Risk of ruin and time horizon
- Risk of ruin declines with larger bankrolls and smaller bet sizes. There’s no one-size-fits-all formula because it depends on your edge distribution, bet sizing policy, and session length, but the key principle stands: smaller proportional bets dramatically reduce the chance of catastrophic loss.
- Consider your time horizon: achieving the theoretical expected value requires many hands. Short sessions can be dominated by variance; don’t expect consistent daily profits.
Session controls: loss limits, win goals, and stop rules
- Session loss limit (stop-loss): Define the maximum you’ll lose in a session (e.g., 1–3% of bankroll for advantage play, higher for casual). Walking away prevents tilting and protects bankroll.
- Session win goal (stop-win): Decide a profit target at which you cash out (e.g., 1–3% of bankroll or a multiple of your unit). Having a stop-win avoids giving back gains during variance.
- Time and distraction limits: Fatigue increases mistakes; set a maximum playing duration for sessions.
Practical bankroll hygiene
- Bankroll segregation: Keep your gambling bankroll separate from living funds.

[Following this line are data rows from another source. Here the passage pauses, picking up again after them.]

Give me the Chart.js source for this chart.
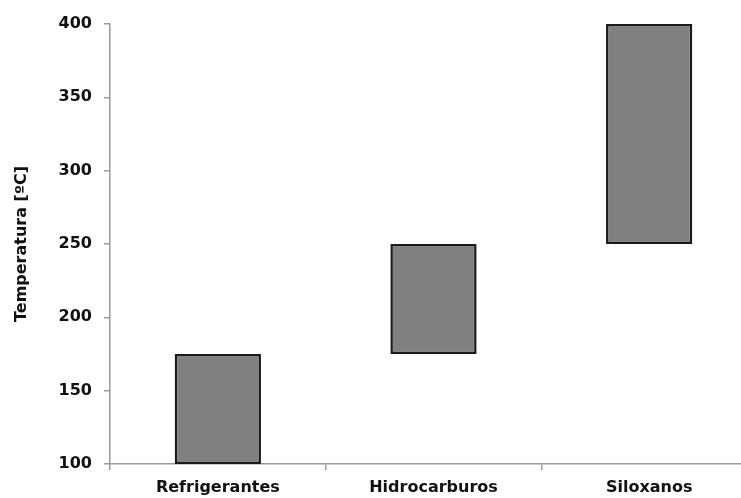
<!DOCTYPE html>
<html>
<head>
<meta charset="utf-8">
<script src="https://cdn.jsdelivr.net/npm/chart.js@4/dist/chart.umd.min.js"></script>
<style>
  html, body { margin: 0; padding: 0; background: #fff; overflow: hidden; }
  #wrap { width: 760px; height: 498px; }
</style>
</head>
<body>
<div id="wrap"><canvas id="c" width="760" height="498"></canvas></div>
<script>
const categories = ['Refrigerantes', 'Hidrocarburos', 'Siloxanos']
const lowTemps = [100, 175, 250]
const highTemps = [175, 250, 400]
const yTicks = [100, 150, 200, 250, 300, 350, 400]

let ranges = categories.map((c, i) => [lowTemps[i], highTemps[i]])

const axisGray = '#9a9a9a'
const font = {family: '"DejaVu Sans", Verdana, sans-serif', size: 16, weight: 'bold'}

new Chart(document.getElementById('c'), {
    type: 'bar',
    data: {
        labels: categories,
        datasets: [{
            data: ranges,
            backgroundColor: '#808080',
            borderColor: '#1a1a1a',
            borderWidth: 2.5,
            borderSkipped: false,
            barPercentage: 0.4,
            categoryPercentage: 1
        }]
    },
    options: {
        responsive: false,
        animation: false,
        layout: {padding: {top: 24, right: 3, left: 0, bottom: 0}},
        plugins: {legend: {display: false}, tooltip: {enabled: false}},
        scales: {
            x: {
                grid: {offset: true, drawOnChartArea: false, color: axisGray, tickLength: 6, lineWidth: 1.5},
                border: {color: axisGray, width: 1.5},
                ticks: {color: '#111', font: font, padding: 8, maxRotation: 0},
                afterFit: (s) => { s.height = 34 }
            },
            y: {
                min: 100,
                max: 400,
                afterBuildTicks: (s) => { s.ticks = yTicks.map(v => ({value: v})) },
                grid: {drawOnChartArea: false, color: axisGray, tickLength: 6, lineWidth: 1.5},
                border: {color: axisGray, width: 1.5},
                ticks: {color: '#111', font: font, padding: 12},
                title: {
                    display: true,
                    text: 'Temperatura [ºC]',
                    color: '#111',
                    font: {family: '"DejaVu Sans", Verdana, sans-serif', size: 16, weight: 'bold'},
                    padding: {top: 12, bottom: 0}
                },
                afterFit: (s) => { s.width = 110 }
            }
        }
    }
})
</script>
</body>
</html>
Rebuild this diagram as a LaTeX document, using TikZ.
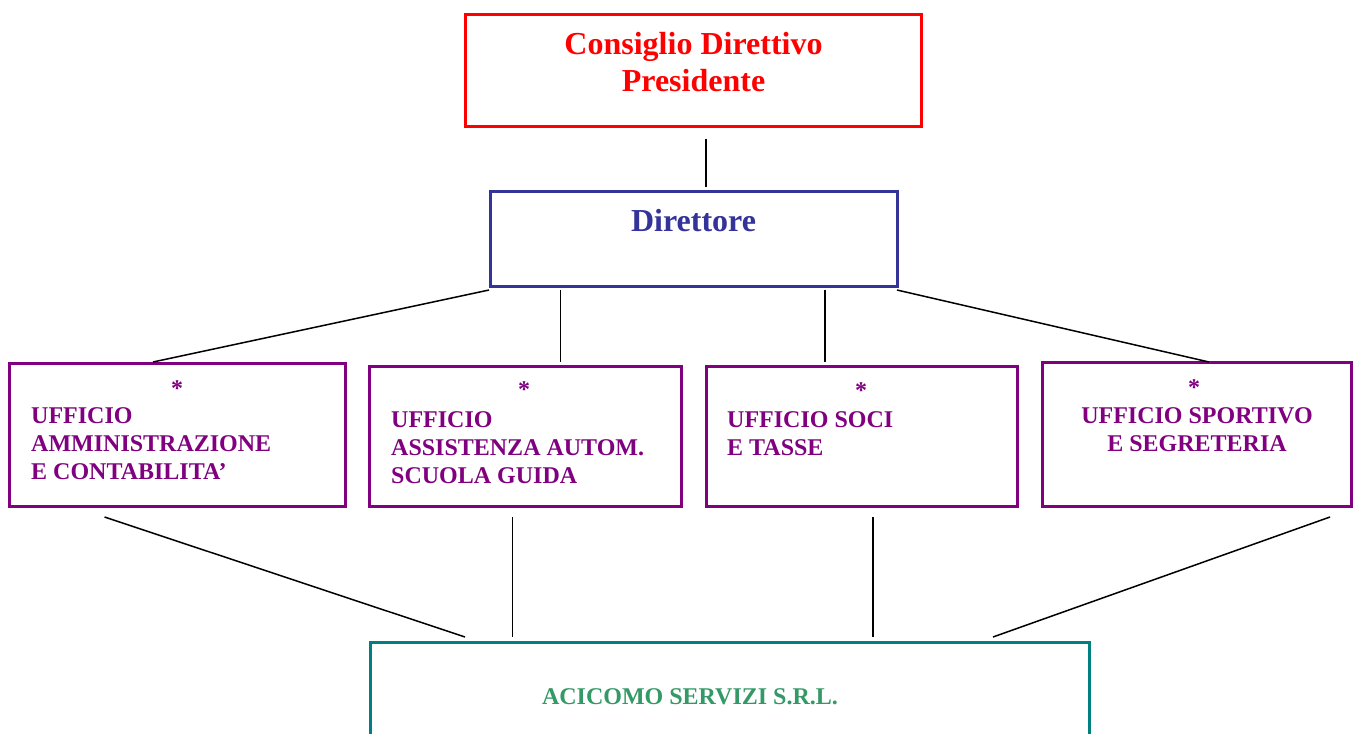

Treat it as an investment account subject to allocation and drawdown planning.
- Recordkeeping: Track hands, bets, counts, results, and deviations. Reviewing outcomes helps you refine edge estimates and recognize leaks in strategy.
- Replenishment rules: Replenish bankroll from profits, not from essential funds. If you dip into living money, reassess stakes and play frequency.
- Comps and disguises: Factor comps into your real edge but don’t over-claim them as guaranteed income. Also avoid conspicuous bet patterns or overly large spreads; stealth protects your long-term ability to play.
Game and seat selection
- Choose games with favorable rules (e.g., dealer stands on soft 17, double after split allowed, fewer decks, good penetration). Better rules increase edge and reduce needed bankroll.
- Seat position influences exposure to shuffle and dealer behavior; when counting, sit where you can observe the shoe well and be ready to act.
Mindset and bankroll discipline
- Expect variance. Even with a positive edge, long losing streaks occur. Discipline—sticking to unit sizes, stop-losses, and count-appropriate bets—separates successful players from gamblers.
- Avoid chasing losses. Increasing bet size to recover after a loss is the fastest path to ruin.
- Be conservative with estimates of your edge. Overconfidence in skill or penetration can lead to betting too large.
Summary checklist
- Define a unit and keep it small relative to total bankroll.
- Use Kelly as a benchmark, but bet a fraction of Kelly in practice.
- Set session stop-loss and stop-win rules and adhere to them.
- Choose games with favorable rules and sufficient bet spread capacity.
- Keep records and review performance periodically.
- Separate bankroll from living funds and replenish only from profits.
Good bankroll management and disciplined risk control transform theoretical advantage into real, sustainable profit. Treat bankroll strategy as primary: without it, even the best play will be undone by variance. Consistency, conservative sizing, and patience are the most reliable tools a blackjack player has.